### THE TASK:
Don't include pictures. Quote the lines below from the first through the line that contains "import matplotlib.pyplot as plt".

### DATA PROVIDED:

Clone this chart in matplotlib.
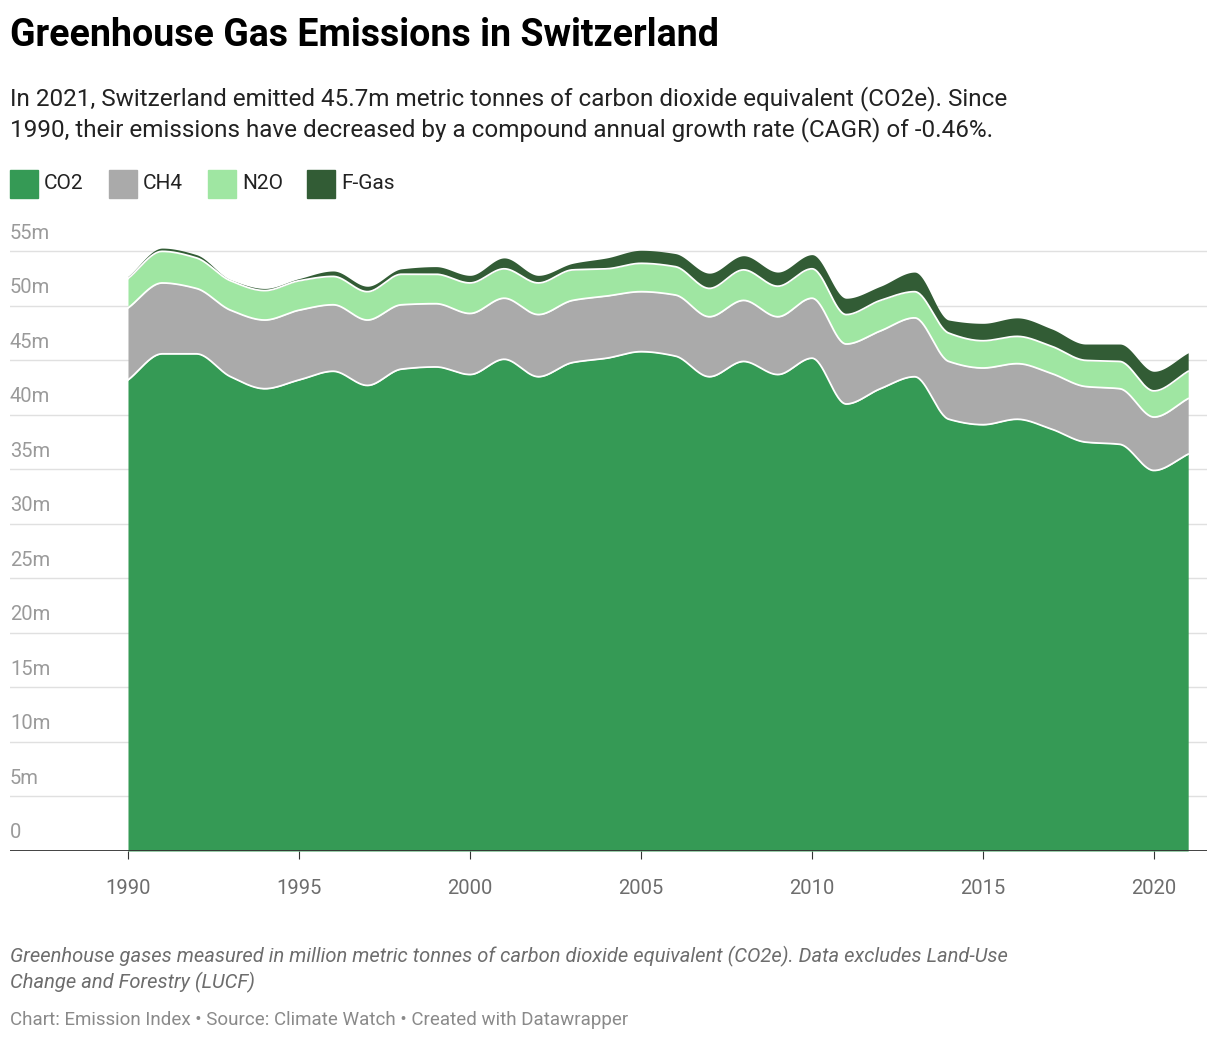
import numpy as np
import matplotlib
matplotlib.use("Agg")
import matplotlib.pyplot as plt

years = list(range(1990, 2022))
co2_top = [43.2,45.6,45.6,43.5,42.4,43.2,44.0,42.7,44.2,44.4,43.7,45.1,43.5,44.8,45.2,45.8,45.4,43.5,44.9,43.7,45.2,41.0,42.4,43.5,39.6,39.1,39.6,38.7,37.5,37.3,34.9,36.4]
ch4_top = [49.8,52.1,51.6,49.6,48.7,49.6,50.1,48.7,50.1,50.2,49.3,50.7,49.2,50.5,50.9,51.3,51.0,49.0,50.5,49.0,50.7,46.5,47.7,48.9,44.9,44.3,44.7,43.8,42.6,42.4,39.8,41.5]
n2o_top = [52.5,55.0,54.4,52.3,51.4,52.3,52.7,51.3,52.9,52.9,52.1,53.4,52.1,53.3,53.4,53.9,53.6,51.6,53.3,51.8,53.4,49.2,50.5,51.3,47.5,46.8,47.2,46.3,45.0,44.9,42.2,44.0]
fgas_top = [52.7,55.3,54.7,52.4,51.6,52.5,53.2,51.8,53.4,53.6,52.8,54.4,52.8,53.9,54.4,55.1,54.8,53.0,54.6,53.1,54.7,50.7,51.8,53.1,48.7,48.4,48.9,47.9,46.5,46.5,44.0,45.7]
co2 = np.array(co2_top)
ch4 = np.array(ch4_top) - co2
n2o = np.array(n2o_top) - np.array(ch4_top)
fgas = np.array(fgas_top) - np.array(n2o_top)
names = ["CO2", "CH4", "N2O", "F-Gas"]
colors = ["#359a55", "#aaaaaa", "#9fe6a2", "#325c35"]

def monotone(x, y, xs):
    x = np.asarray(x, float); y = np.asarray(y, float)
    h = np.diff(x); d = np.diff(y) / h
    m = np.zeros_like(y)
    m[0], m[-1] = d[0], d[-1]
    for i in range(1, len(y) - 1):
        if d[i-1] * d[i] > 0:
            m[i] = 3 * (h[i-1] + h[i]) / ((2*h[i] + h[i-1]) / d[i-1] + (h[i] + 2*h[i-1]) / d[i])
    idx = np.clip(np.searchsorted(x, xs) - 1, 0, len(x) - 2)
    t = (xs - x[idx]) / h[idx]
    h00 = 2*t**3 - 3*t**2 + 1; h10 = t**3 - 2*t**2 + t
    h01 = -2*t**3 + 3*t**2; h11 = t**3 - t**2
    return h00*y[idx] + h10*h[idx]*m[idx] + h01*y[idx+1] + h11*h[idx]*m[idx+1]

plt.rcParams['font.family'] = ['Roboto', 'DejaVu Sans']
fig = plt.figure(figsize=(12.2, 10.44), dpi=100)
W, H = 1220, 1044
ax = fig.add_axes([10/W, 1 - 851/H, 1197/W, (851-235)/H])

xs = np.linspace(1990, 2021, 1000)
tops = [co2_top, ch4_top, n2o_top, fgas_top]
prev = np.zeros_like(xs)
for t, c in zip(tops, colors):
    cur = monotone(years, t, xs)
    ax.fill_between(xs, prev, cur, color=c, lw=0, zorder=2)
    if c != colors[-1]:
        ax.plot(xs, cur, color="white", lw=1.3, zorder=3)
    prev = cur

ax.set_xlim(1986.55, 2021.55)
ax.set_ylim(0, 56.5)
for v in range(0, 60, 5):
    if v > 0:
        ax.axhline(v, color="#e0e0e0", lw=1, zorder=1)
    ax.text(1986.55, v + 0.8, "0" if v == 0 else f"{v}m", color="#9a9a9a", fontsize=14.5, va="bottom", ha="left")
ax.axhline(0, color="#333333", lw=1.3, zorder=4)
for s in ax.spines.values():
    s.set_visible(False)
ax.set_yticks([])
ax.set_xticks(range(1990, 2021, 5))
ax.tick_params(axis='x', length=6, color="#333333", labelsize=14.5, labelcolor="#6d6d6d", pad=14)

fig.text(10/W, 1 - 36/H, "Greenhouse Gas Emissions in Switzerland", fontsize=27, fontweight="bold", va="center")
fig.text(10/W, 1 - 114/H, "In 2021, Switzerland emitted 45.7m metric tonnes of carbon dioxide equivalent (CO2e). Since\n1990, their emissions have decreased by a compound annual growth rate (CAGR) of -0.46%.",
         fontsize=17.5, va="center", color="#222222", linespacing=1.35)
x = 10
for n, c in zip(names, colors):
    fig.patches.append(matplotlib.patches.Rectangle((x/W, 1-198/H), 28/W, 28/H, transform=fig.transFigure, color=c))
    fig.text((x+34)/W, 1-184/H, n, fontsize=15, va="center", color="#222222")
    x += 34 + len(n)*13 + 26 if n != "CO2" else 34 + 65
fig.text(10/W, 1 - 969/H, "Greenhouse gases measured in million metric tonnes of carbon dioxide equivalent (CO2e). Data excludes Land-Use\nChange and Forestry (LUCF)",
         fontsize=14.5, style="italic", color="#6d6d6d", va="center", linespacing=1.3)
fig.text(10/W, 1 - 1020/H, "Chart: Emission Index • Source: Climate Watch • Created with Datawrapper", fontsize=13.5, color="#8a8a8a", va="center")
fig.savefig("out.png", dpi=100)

### CORRECT OUTPUT:
Clone this chart in matplotlib.
import numpy as np
import matplotlib
matplotlib.use("Agg")
import matplotlib.pyplot as plt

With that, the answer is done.